- _Given problem_:
Leave out the pictures, and return only the lines running from the one that contains "Reproduce this chart with Apache ECharts." to the one that contains "0.504, 0.502, 0.5]", both included, exactly as they appear.

- _Data rows_:
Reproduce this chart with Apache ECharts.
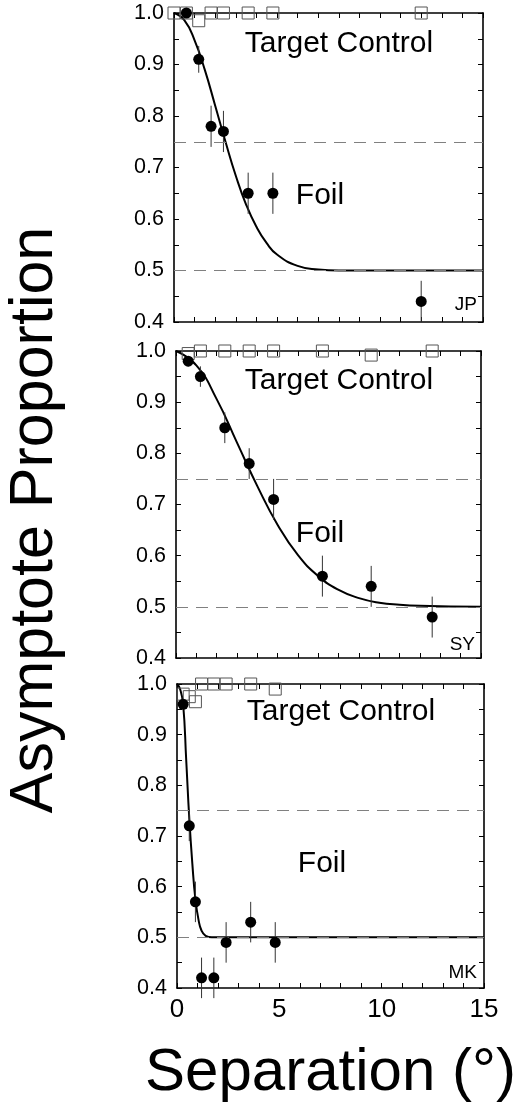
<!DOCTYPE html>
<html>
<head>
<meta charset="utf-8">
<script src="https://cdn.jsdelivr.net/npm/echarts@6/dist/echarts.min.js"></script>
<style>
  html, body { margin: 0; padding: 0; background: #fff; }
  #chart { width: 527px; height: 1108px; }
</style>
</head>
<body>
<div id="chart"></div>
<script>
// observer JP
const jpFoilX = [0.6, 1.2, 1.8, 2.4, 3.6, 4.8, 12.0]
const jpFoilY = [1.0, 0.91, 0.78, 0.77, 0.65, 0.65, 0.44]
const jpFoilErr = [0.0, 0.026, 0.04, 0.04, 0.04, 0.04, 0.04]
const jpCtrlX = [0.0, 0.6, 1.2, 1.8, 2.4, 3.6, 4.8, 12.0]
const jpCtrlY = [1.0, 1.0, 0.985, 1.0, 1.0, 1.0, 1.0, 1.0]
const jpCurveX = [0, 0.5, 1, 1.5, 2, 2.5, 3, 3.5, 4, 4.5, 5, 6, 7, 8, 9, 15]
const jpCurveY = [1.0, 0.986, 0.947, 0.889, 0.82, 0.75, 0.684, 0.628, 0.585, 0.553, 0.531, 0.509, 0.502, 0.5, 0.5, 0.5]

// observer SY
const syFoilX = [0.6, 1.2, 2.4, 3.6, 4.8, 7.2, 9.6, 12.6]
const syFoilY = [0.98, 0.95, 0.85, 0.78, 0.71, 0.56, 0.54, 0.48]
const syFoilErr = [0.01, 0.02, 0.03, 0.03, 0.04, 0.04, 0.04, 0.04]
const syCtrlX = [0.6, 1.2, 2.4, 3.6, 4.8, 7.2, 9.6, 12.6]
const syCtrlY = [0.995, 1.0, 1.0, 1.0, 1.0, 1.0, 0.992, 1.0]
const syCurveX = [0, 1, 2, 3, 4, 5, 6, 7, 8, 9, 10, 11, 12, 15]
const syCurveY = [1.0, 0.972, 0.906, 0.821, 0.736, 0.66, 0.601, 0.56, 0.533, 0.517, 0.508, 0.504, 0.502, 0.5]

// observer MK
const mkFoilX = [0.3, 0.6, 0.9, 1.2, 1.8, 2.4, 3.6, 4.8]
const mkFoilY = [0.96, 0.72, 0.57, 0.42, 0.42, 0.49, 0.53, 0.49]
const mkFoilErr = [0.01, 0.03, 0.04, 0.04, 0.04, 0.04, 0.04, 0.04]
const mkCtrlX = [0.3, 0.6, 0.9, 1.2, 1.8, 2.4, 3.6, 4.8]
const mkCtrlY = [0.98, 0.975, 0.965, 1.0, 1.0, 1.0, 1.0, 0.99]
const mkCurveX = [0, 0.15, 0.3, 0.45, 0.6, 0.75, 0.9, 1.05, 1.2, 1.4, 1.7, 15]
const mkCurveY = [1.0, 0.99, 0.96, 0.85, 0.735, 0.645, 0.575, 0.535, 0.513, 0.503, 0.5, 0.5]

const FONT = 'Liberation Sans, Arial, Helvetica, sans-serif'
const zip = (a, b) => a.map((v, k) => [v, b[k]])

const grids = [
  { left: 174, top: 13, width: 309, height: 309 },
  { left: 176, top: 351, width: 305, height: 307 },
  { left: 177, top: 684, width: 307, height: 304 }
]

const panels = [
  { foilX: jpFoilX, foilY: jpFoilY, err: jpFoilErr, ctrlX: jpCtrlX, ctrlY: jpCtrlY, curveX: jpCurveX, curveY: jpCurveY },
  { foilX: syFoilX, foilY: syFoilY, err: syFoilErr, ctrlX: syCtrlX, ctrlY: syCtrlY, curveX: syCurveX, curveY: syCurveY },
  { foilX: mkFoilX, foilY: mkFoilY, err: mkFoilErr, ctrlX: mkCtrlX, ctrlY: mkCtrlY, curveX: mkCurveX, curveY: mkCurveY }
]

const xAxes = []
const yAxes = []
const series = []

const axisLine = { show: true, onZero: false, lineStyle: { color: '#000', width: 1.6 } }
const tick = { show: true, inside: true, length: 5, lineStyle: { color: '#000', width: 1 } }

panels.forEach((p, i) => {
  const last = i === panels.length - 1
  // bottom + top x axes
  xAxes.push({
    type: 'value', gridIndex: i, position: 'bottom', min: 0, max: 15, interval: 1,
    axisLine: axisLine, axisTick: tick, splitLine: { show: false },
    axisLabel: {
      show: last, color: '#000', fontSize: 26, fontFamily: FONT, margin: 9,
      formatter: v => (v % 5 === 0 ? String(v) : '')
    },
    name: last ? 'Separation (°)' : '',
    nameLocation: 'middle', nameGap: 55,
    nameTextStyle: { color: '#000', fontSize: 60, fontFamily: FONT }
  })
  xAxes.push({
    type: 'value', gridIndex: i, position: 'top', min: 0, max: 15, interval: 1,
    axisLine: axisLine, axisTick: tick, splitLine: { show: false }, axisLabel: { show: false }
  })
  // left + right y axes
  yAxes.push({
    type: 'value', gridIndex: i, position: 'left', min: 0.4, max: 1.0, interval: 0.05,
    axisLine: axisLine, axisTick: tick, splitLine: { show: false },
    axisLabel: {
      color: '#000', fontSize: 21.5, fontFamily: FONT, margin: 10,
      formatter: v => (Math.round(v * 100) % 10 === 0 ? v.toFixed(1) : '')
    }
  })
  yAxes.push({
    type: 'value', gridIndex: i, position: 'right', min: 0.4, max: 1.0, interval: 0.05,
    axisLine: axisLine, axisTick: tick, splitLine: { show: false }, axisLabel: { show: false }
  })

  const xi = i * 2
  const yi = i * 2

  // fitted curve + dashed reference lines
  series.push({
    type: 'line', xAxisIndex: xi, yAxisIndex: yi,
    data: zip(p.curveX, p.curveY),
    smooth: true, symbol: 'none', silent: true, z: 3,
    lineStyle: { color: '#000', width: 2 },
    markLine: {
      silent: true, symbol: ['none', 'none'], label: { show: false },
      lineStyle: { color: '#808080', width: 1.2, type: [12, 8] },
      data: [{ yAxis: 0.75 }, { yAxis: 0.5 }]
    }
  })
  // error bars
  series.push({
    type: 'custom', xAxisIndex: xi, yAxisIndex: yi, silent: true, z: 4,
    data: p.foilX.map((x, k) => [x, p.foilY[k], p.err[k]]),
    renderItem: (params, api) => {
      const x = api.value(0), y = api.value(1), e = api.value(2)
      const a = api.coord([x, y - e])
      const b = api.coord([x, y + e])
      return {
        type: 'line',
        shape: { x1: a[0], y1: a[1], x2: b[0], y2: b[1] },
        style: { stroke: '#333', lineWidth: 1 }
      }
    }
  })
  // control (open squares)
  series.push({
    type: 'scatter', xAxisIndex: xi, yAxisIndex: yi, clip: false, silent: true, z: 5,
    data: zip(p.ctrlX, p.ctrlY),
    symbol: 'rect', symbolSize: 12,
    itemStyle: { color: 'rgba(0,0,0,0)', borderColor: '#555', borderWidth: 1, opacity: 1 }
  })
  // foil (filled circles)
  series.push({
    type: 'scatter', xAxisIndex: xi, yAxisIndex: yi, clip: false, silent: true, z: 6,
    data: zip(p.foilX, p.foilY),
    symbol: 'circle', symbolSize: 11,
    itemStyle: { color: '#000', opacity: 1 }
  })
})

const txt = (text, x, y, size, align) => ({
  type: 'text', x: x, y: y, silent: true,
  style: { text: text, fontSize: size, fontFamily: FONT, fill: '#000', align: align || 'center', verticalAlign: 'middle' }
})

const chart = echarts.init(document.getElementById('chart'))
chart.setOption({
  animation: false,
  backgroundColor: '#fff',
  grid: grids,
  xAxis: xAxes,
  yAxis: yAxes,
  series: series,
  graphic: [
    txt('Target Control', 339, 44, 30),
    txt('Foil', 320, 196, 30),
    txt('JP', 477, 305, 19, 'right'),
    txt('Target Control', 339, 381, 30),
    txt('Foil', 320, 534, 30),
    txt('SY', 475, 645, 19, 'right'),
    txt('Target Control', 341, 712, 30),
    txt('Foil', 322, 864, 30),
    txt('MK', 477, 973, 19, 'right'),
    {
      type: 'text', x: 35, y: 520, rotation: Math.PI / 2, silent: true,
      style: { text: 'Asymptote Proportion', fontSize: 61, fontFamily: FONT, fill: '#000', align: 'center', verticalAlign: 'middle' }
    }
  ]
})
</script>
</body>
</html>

==

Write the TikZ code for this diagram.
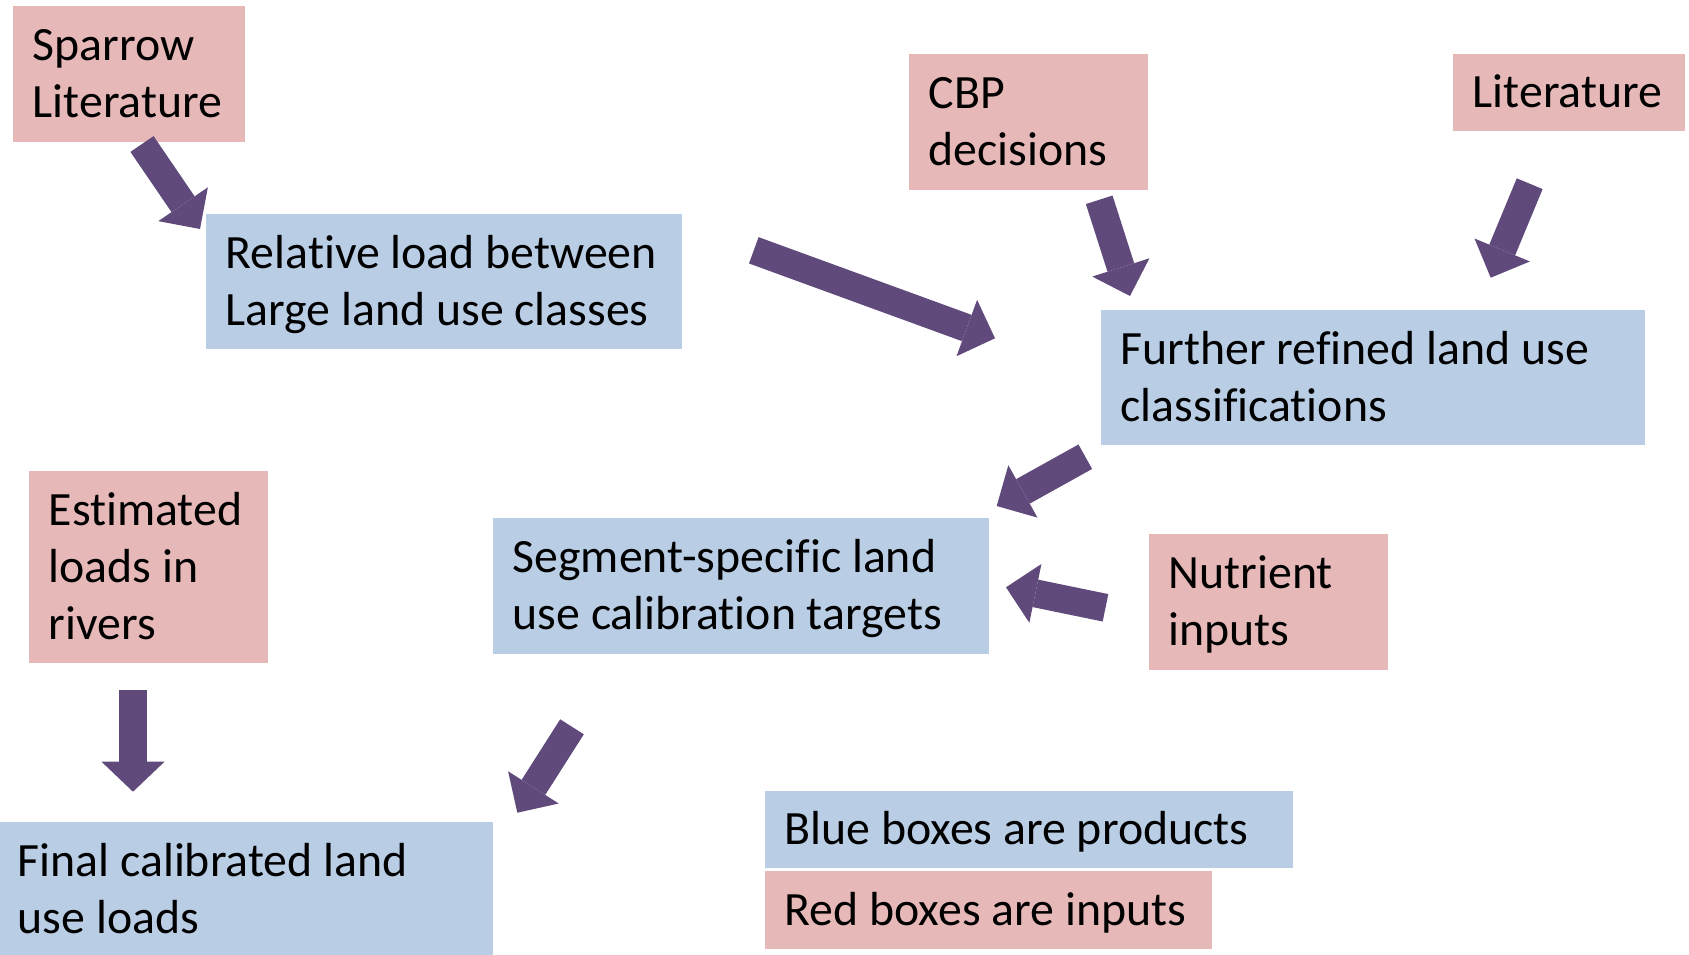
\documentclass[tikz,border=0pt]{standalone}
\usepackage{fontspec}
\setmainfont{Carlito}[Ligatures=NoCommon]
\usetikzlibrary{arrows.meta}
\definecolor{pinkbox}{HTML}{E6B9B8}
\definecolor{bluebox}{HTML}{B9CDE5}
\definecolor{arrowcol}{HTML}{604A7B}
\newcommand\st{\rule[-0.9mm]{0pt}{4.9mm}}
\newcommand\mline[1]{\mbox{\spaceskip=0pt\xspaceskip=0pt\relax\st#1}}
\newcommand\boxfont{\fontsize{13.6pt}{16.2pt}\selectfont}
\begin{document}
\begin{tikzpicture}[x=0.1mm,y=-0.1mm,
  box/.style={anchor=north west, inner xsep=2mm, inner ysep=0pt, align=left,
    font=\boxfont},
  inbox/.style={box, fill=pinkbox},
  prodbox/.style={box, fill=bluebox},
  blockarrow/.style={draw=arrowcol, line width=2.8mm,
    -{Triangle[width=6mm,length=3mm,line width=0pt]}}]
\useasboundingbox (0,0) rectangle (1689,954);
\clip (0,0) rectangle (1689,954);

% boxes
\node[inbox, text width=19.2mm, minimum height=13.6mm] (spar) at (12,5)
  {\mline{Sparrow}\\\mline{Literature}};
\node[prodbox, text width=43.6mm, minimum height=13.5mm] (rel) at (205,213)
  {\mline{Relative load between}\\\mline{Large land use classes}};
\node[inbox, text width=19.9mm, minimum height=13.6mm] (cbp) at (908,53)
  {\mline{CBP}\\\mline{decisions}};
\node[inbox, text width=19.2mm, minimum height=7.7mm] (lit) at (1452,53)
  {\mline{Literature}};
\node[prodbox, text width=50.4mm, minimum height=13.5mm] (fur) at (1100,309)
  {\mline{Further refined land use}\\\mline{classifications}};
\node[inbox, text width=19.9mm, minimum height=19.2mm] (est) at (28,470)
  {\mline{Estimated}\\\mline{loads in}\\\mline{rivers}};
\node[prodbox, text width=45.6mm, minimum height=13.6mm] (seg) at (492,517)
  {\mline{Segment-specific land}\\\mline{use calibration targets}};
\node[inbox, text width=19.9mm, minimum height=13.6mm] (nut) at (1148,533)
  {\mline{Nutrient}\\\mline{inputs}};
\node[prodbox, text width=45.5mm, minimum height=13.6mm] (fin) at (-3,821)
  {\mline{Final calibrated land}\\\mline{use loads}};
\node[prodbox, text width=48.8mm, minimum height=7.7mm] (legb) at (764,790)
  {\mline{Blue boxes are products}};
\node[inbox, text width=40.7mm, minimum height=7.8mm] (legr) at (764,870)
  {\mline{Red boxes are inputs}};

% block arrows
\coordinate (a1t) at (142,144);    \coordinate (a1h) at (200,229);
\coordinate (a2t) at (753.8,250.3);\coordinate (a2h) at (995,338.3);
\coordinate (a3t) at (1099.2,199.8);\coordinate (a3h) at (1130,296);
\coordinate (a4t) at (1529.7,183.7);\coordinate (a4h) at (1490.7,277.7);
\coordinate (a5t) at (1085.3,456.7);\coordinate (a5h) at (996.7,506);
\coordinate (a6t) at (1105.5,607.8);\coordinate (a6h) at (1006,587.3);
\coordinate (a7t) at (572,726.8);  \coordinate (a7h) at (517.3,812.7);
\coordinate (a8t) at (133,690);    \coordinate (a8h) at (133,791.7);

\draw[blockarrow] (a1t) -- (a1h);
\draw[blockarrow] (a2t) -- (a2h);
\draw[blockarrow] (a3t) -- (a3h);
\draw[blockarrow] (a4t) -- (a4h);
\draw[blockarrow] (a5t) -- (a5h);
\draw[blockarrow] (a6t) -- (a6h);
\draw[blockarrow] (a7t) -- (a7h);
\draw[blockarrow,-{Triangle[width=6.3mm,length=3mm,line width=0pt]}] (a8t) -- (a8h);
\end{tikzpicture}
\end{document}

- _Exercise response_:
Reproduce this chart with Apache ECharts.
<!DOCTYPE html>
<html>
<head>
<meta charset="utf-8">
<script src="https://cdn.jsdelivr.net/npm/echarts@6/dist/echarts.min.js"></script>
<style>
  html, body { margin: 0; padding: 0; background: #fff; }
  #chart { width: 527px; height: 1108px; }
</style>
</head>
<body>
<div id="chart"></div>
<script>
// observer JP
const jpFoilX = [0.6, 1.2, 1.8, 2.4, 3.6, 4.8, 12.0]
const jpFoilY = [1.0, 0.91, 0.78, 0.77, 0.65, 0.65, 0.44]
const jpFoilErr = [0.0, 0.026, 0.04, 0.04, 0.04, 0.04, 0.04]
const jpCtrlX = [0.0, 0.6, 1.2, 1.8, 2.4, 3.6, 4.8, 12.0]
const jpCtrlY = [1.0, 1.0, 0.985, 1.0, 1.0, 1.0, 1.0, 1.0]
const jpCurveX = [0, 0.5, 1, 1.5, 2, 2.5, 3, 3.5, 4, 4.5, 5, 6, 7, 8, 9, 15]
const jpCurveY = [1.0, 0.986, 0.947, 0.889, 0.82, 0.75, 0.684, 0.628, 0.585, 0.553, 0.531, 0.509, 0.502, 0.5, 0.5, 0.5]

// observer SY
const syFoilX = [0.6, 1.2, 2.4, 3.6, 4.8, 7.2, 9.6, 12.6]
const syFoilY = [0.98, 0.95, 0.85, 0.78, 0.71, 0.56, 0.54, 0.48]
const syFoilErr = [0.01, 0.02, 0.03, 0.03, 0.04, 0.04, 0.04, 0.04]
const syCtrlX = [0.6, 1.2, 2.4, 3.6, 4.8, 7.2, 9.6, 12.6]
const syCtrlY = [0.995, 1.0, 1.0, 1.0, 1.0, 1.0, 0.992, 1.0]
const syCurveX = [0, 1, 2, 3, 4, 5, 6, 7, 8, 9, 10, 11, 12, 15]
const syCurveY = [1.0, 0.972, 0.906, 0.821, 0.736, 0.66, 0.601, 0.56, 0.533, 0.517, 0.508, 0.504, 0.502, 0.5]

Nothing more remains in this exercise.